Yazının başlığını görüp hemen “olmaz” demeyin. Ben ısrarlıyım ve “olur mu olur” diyorum. Bunu söylerken de yeterli gerekçe ve dayanağım var…
Şimdi baştan alalım:
7 Haziran akşamı ne demişti Devlet Bahçeli? MHP’ye “Ana Muhalefet Partisi” misyonu biçmişti.
Sonra, koalisyon için en uygun iki adayın AK Parti ile HDP olduğunu açıkladı. Ardından bu ikiliye CHP’yi de ekledi. Hatta, seçim öncesi yerden yere vurduğu bu partilerin birlikte hareket etmesinin ülkenin yararına olduğunu bile söyledi.
Sonra rotayı seçime çevirdi, “En kısa zamanda erken seçim” dedi.
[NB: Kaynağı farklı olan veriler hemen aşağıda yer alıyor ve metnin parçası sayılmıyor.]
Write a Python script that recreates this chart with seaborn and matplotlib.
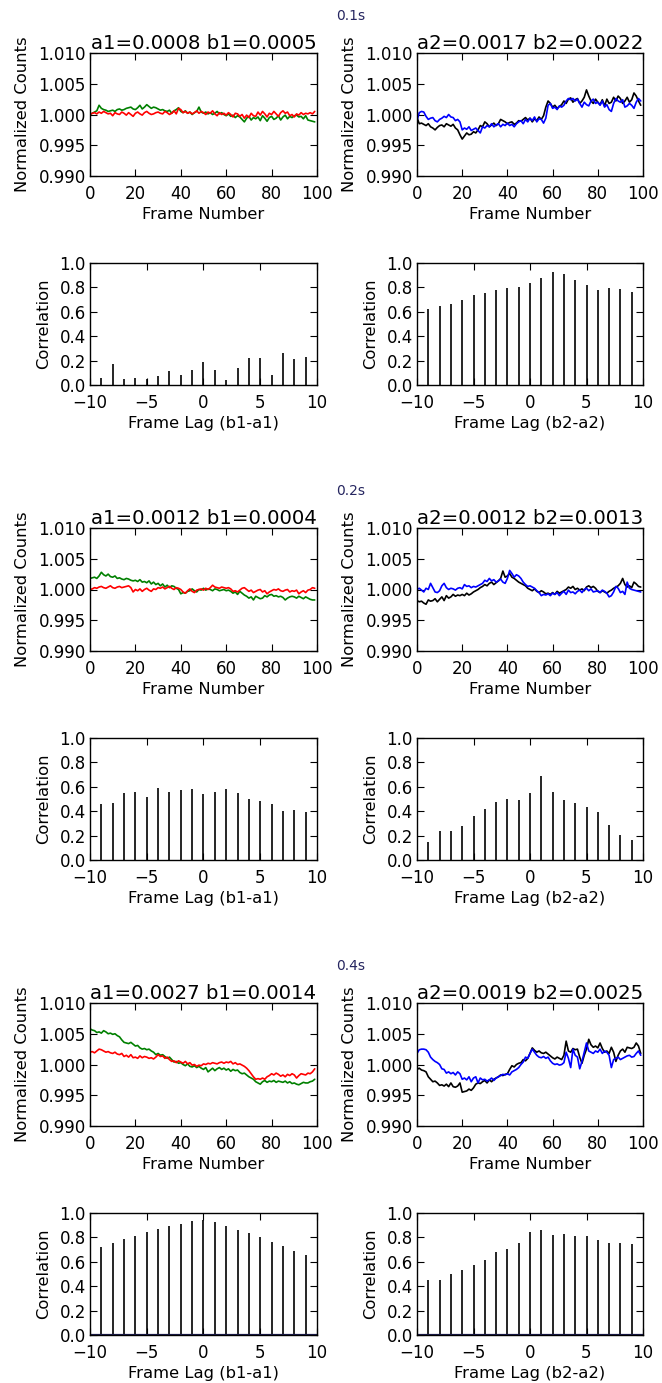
import numpy as np
import pandas as pd
import seaborn as sns
import matplotlib.pyplot as plt

# Zeitreihen: Abweichung von 1.0 in Einheiten von 1e-4, Frames 0..99
frames = np.arange(100)

green_01 = [0, 2, 4, 6, 15, 10, 8, 7, 5, 6, 7, 5, 8, 9, 7, 8, 10, 11, 12, 9,
            8, 11, 15, 9, 12, 16, 13, 10, 12, 11, 9, 7, 8, 6, 5, 7, 2, 6, 8, 11,
            5, 3, 6, 2, 4, 0, 3, 5, 12, 4, 2, 4, 1, 3, 0, 2, 5, 1, 3, 0,
            -2, 1, -3, -1, -5, -2, -4, -8, -12, -6, -3, -9, -5, -7, -4, -10, -2, -6, -11, -5,
            -3, -8, -6, -2, -9, -4, -1, -7, -3, -5, -2, -1, -4, -3, -7, -2, -9, -10, -11, -12]
red_01 = [0, 2, 3, 1, 4, 2, 5, 3, 1, 2, -2, 3, 1, 0, 4, 2, -1, 3, 0, -3,
          2, 4, 1, -1, 3, 5, 2, 0, 1, 3, 4, 2, 1, 5, 3, 0, 2, 6, 1, 10,
          8, 3, 5, 2, 4, 1, 3, 6, 2, 5, 3, 0, 4, 2, 6, 1, -2, 3, 0, 2,
          -1, 3, 0, -4, 2, 1, -3, 0, -6, -1, -5, 2, -2, -3, 4, -1, 5, 1, -4, 2,
          0, 5, 1, -3, 3, 6, 2, 4, -2, 0, -4, 1, -1, 3, 0, 2, 1, 3, 1, 5]
black_01 = [-5, -15, -14, -16, -18, -15, -20, -22, -25, -21, -18, -17, -20, -15, -17, -19, -16, -22, -25, -33,
            -40, -35, -30, -33, -32, -28, -30, -25, -18, -20, -12, -15, -20, -17, -14, -18, -15, -8, -10, -12,
            -15, -13, -12, -16, -14, -10, -11, -8, -5, -9, -6, -12, -7, -10, -4, -8, -2, 12, 22, 18,
            12, 15, 10, 13, 16, 22, 18, 25, 27, 20, 24, 26, 18, 22, 28, 40, 30, 22, 18, 25,
            20, 16, 24, 14, 25, 18, 20, 28, 22, 30, 26, 18, 22, 28, 20, 24, 35, 30, 22, 15]
blue_01 = [-10, 3, 5, 4, -3, -8, -6, -5, -10, -12, -8, -6, -3, -5, 0, -4, -5, -10, -8, -12,
           -25, -22, -24, -20, -26, -24, -22, -26, -30, -20, -22, -18, -20, -15, -20, -17, -15, -20, -16, -18,
           -14, -18, -16, -20, -15, -12, -10, -15, -8, -12, -6, -10, -4, -12, -7, -8, -14, -6, 15, 18,
           10, 12, 8, 14, 12, 15, 22, 26, 24, 26, 22, 25, 18, 12, 20, 16, 14, 22, 25, 18,
           20, 15, 22, 12, 16, 8, 5, 18, 26, 22, 20, 24, 12, 14, 18, 15, 10, 20, 26, 22]

green_02 = [18, 19, 20, 18, 22, 28, 24, 22, 25, 21, 20, 22, 18, 19, 17, 16, 18, 17, 15, 14,
            15, 13, 16, 12, 13, 11, 14, 9, 12, 8, 10, 6, 9, 4, 7, 3, 6, 5, 2, 0,
            -7, -5, -6, -3, -2, 1, -2, -4, 0, -1, 2, -1, 1, 0, -2, 1, 0, -2, -1, 0,
            -2, -1, -3, -6, -4, -8, -3, -6, -9, -11, -14, -12, -17, -11, -13, -15, -14, -10, -12, -9,
            -8, -11, -10, -12, -11, -13, -17, -14, -12, -11, -12, -14, -11, -13, -15, -12, -14, -16, -17, -17]
red_02 = [0, 1, 3, 2, 4, 5, 3, 2, 4, 6, 3, 2, 4, 5, 3, 4, 5, 6, 3, -4,
          0, -2, 1, -3, 0, 2, -1, -3, 1, 0, 3, 2, 4, 1, 3, 5, 2, 0, 3, 2,
          0, -4, -6, -2, 1, -3, -5, -1, 0, 1, -1, 2, 0, 3, 7, 4, 3, 2, 4, 3,
          2, 3, 1, -3, -2, -4, -1, 2, 3, 0, -3, -1, -5, -3, -1, 0, -4, -2, -7, -4,
          -2, 0, -1, 1, -2, -3, -1, 0, -4, -2, -3, -1, -7, -4, -2, -5, -1, 0, 3, 2]
black_02 = [-18, -20, -19, -22, -24, -17, -19, -18, -15, -20, -16, -12, -18, -10, -14, -12, -8, -11, -9, -10,
            -8, -10, -6, -9, -7, -4, -2, 0, 3, 5, 8, 6, 10, 12, 8, 11, 14, 18, 30, 20,
            22, 26, 20, 18, 15, 12, 10, 8, 6, 2, 0, -2, 1, -3, -5, -2, -4, -7, -6, -8,
            -5, -8, -3, -6, -4, -2, 0, 4, 2, 5, 0, 2, -1, 1, -2, 4, 6, 3, 5, 2,
            -3, -5, -2, -4, -6, -3, -1, 2, 4, 6, 10, 18, 8, 4, 6, 3, 12, 9, 5, 4]
blue_02 = [0, 2, -1, -4, 2, 0, 10, 3, -4, -5, -2, 6, 10, 3, 0, 2, 1, -1, 2, 3,
           1, 8, 5, 6, 3, 5, 4, 6, 8, 10, 15, 13, 18, 14, 16, 12, 14, 17, 12, 10,
           18, 31, 26, 20, 24, 22, 18, 12, 8, 5, 6, 4, 2, -2, -5, -10, -8, -9, -7, -10,
           -6, -8, -5, -10, -6, -3, -8, -1, -5, -4, -7, -3, -1, -5, 0, 2, -2, 1, -4, -3,
           -2, -5, -1, -3, -6, -12, -10, -4, 5, 2, -5, -3, -8, 12, 2, 0, -1, -2, -3, -4]

green_04 = [58, 56, 55, 52, 53, 51, 55, 53, 50, 51, 49, 50, 47, 45, 40, 36, 35, 34, 36, 33,
            30, 31, 27, 25, 26, 24, 25, 22, 20, 16, 18, 15, 16, 13, 10, 12, 8, 4, 5, 2,
            3, 0, -2, 1, -3, -4, -2, -5, -3, -6, -8, -5, -12, -9, -6, -10, -7, -5, -8, -6,
            -9, -7, -11, -8, -10, -9, -13, -15, -14, -17, -20, -22, -24, -28, -30, -32, -28, -26, -29, -27,
            -28, -26, -29, -27, -28, -29, -27, -30, -28, -31, -30, -32, -33, -31, -29, -30, -30, -28, -27, -24]
red_04 = [20, 21, 19, 22, 25, 24, 22, 20, 21, 19, 18, 20, 17, 16, 18, 13, 15, 12, 16, 11,
          12, 10, 14, 11, 13, 12, 10, 11, 9, 12, 16, 13, 14, 10, 12, 8, 5, 6, 3, 6,
          4, 2, 5, 1, 3, -1, 0, -3, -1, -2, 1, 0, 2, 1, 3, 2, 1, 3, 4, 2,
          4, 3, 5, 1, 3, 0, 1, -1, -3, -6, -10, -15, -20, -24, -23, -24, -22, -24, -20, -18,
          -15, -17, -14, -16, -19, -17, -20, -16, -18, -15, -17, -22, -18, -15, -16, -17, -14, -15, -12, -7]
black_04 = [-8, -6, -9, -10, -12, -20, -24, -28, -27, -30, -34, -33, -35, -32, -36, -30, -36, -37, -35, -30,
            -45, -44, -43, -40, -42, -38, -32, -30, -31, -28, -26, -30, -25, -28, -24, -22, -20, -17, -18, -16,
            -15, -8, -2, -4, 0, 2, 3, 8, 6, 10, 18, 27, 23, 20, 22, 19, 18, 20, 17, 14,
            11, 9, 12, 10, 8, 15, 38, 22, 20, 26, 24, 25, 12, 2, 15, 25, 41, 32, 28, 30,
            27, 35, 26, 20, 22, 18, 28, 20, 5, 15, 22, 25, 20, 28, 27, 26, 28, 35, 30, 18]
blue_04 = [18, 24, 25, 25, 24, 20, 12, 8, 5, 3, 0, -7, -8, -14, -12, -15, -13, -17, -12, -15,
           -24, -22, -25, -20, -28, -22, -20, -30, -22, -25, -24, -27, -25, -22, -26, -22, -20, -18, -16, -17,
           -15, -17, -12, -10, -8, -5, 0, 4, 12, 10, 18, 25, 20, 15, 12, 11, 13, 10, 12, 6,
           2, 0, 1, -1, 0, 3, 20, 10, -5, 25, 15, 12, -7, 5, 20, 35, 22, 20, 18, 22,
           20, 25, 18, 22, 20, 15, -5, 8, 10, 12, 8, 10, 12, 14, 15, 12, 13, 18, 22, 15]

# Kreuzkorrelation, Lags -9..9
lags = np.arange(-9, 10)
corr1_01 = [0.058, 0.17, 0.05, 0.06, 0.05, 0.077, 0.115, 0.08, 0.126, 0.19,
            0.126, 0.044, 0.143, 0.225, 0.22, 0.082, 0.264, 0.21, 0.233]
corr2_01 = [0.62, 0.648, 0.667, 0.695, 0.736, 0.758, 0.775, 0.794, 0.802, 0.835,
            0.876, 0.926, 0.912, 0.86, 0.819, 0.78, 0.794, 0.786, 0.764]
corr1_02 = [0.46, 0.468, 0.553, 0.56, 0.52, 0.59, 0.56, 0.575, 0.586, 0.537,
            0.56, 0.58, 0.548, 0.5, 0.485, 0.46, 0.405, 0.41, 0.39]
corr2_02 = [0.148, 0.238, 0.24, 0.282, 0.36, 0.414, 0.477, 0.496, 0.49, 0.553,
            0.688, 0.559, 0.488, 0.471, 0.433, 0.397, 0.288, 0.203, 0.164]
corr1_04 = [0.723, 0.753, 0.784, 0.814, 0.844, 0.868, 0.89, 0.907, 0.932, 0.945,
            0.929, 0.896, 0.863, 0.833, 0.8, 0.764, 0.729, 0.69, 0.655]
corr2_04 = [0.449, 0.452, 0.499, 0.534, 0.573, 0.611, 0.677, 0.707, 0.753, 0.844,
            0.863, 0.822, 0.825, 0.808, 0.808, 0.778, 0.756, 0.753, 0.742]

exposures = ['0.1s', '0.2s', '0.4s']
titles_1 = ['a1=0.0008 b1=0.0005', 'a1=0.0012 b1=0.0004', 'a1=0.0027 b1=0.0014']
titles_2 = ['a2=0.0017 b2=0.0022', 'a2=0.0012 b2=0.0013', 'a2=0.0019 b2=0.0025']

pairs_1 = [(green_01, red_01), (green_02, red_02), (green_04, red_04)]
pairs_2 = [(black_01, blue_01), (black_02, blue_02), (black_04, blue_04)]
corrs_1 = [corr1_01, corr1_02, corr1_04]
corrs_2 = [corr2_01, corr2_02, corr2_04]

sns.set_style("ticks")
plt.rcParams.update({
    'font.family': ['DejaVu Sans'],
    'xtick.direction': 'in', 'ytick.direction': 'in',
    'xtick.top': True, 'ytick.right': True,
    'xtick.major.size': 5, 'ytick.major.size': 5,
    'xtick.major.width': 0.8, 'ytick.major.width': 0.8,
    'xtick.major.pad': 6.5, 'ytick.major.pad': 3,
    'axes.linewidth': 1.0, 'axes.edgecolor': 'black',
    'xtick.color': 'black', 'ytick.color': 'black',
    'axes.labelcolor': 'black', 'text.color': 'black',
    'xtick.labelsize': 12, 'ytick.labelsize': 12,
    'axes.labelsize': 11.8, 'axes.titlesize': 14.2,
})

W, H = 662, 1383
fig = plt.figure(figsize=(W / 100, H / 100), dpi=100)


def box(x0, x1, y0, y1):
    return [x0 / W, 1 - y1 / H, (x1 - x0) / W, (y1 - y0) / H]


def series_panel(ax, first, second, c1, c2, title):
    df = pd.DataFrame({'frame': np.concatenate([frames, frames]),
                       'counts': 1 + np.array(first + second) * 1e-4,
                       'line': ['1'] * 100 + ['2'] * 100})
    sns.lineplot(data=df, x='frame', y='counts', hue='line', palette=[c1, c2],
                 linewidth=1.2, legend=False, ax=ax)
    ax.set_xlim(0, 100)
    ax.set_ylim(0.99, 1.01)
    ax.set_xticks(range(0, 101, 20))
    ax.set_yticks([0.990, 0.995, 1.000, 1.005, 1.010])
    ax.set_yticklabels(['0.990', '0.995', '1.000', '1.005', '1.010'])
    ax.set_xlabel('Frame Number', labelpad=3)
    ax.set_ylabel('Normalized Counts', labelpad=6)
    ax.set_title(title, pad=3)


def corr_panel(ax, values, label, baseline=None):
    ax.vlines(lags, 0, values, color='black', linewidth=1.2)
    if baseline:
        ax.axhline(0, color=baseline, linewidth=1.6)
    ax.set_xlim(-10, 10)
    ax.set_ylim(0, 1)
    ax.set_xticks([-10, -5, 0, 5, 10])
    ax.set_yticks(np.arange(0, 1.01, 0.2))
    ax.set_yticklabels(['0.0', '0.2', '0.4', '0.6', '0.8', '1.0'])
    ax.set_xlabel(label, labelpad=3)
    ax.set_ylabel('Correlation', labelpad=6)


for g in range(3):
    off = 475 * g
    base = '#1c1c50' if g == 2 else None
    ax = fig.add_axes(box(90, 317, 53 + off, 176 + off))
    series_panel(ax, pairs_1[g][0], pairs_1[g][1], '#008000', '#ff0000', titles_1[g])
    ax = fig.add_axes(box(417, 643, 53 + off, 176 + off))
    series_panel(ax, pairs_2[g][0], pairs_2[g][1], 'black', '#0000ff', titles_2[g])
    ax = fig.add_axes(box(90, 317, 263 + off, 385 + off))
    corr_panel(ax, corrs_1[g], 'Frame Lag (b1-a1)', base)
    ax = fig.add_axes(box(417, 643, 263 + off, 385 + off))
    corr_panel(ax, corrs_2[g], 'Frame Lag (b2-a2)', base)
    fig.text(351 / W, 1 - (16 + off) / H, exposures[g], ha='center', va='center',
             fontsize=10, color='#262660')

fig.savefig('out.png', dpi=100)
Kameraların önünde meydan okudu.
AK Parti ile CHP görüşme masasına oturduktan sonra da “Erken seçim gündemden düştü” açıklamasını yaptı.
Bu arada, Cumhurbaşkanı Erdoğan’a “koalisyon bilirkişisi” diye yüklenirken, adeta “Bu görevi ben daha iyi yaparım” dercesine Başbakan Davutoğlu ve CHP Genel Başkanı Kılıçdaroğlu’na “acil anlaşın” çağrılarında bulundu. “Vatan, millet” dedi. Ülke menfaatlerinin bunu gerektirdiğini söyledi, AK Parti ve CHP’ye görevler verdi vesaire, vesaire…
Bu süreç devam ederken de bir gün “biz yokuz” dedi, bir başka gün de “MHP elini değil, gövdesini taşın altına koymaya hazır” açıklaması yaptı.
Yarın da Başbakan Davutoğlu ile bir araya geliyor. Seçim sonrası izlediği çizgiye bakınca “Şartlar yine değişti, ülke AK Parti-MHP koalisyonu bekliyor” derse şaşırtıcı olmaz.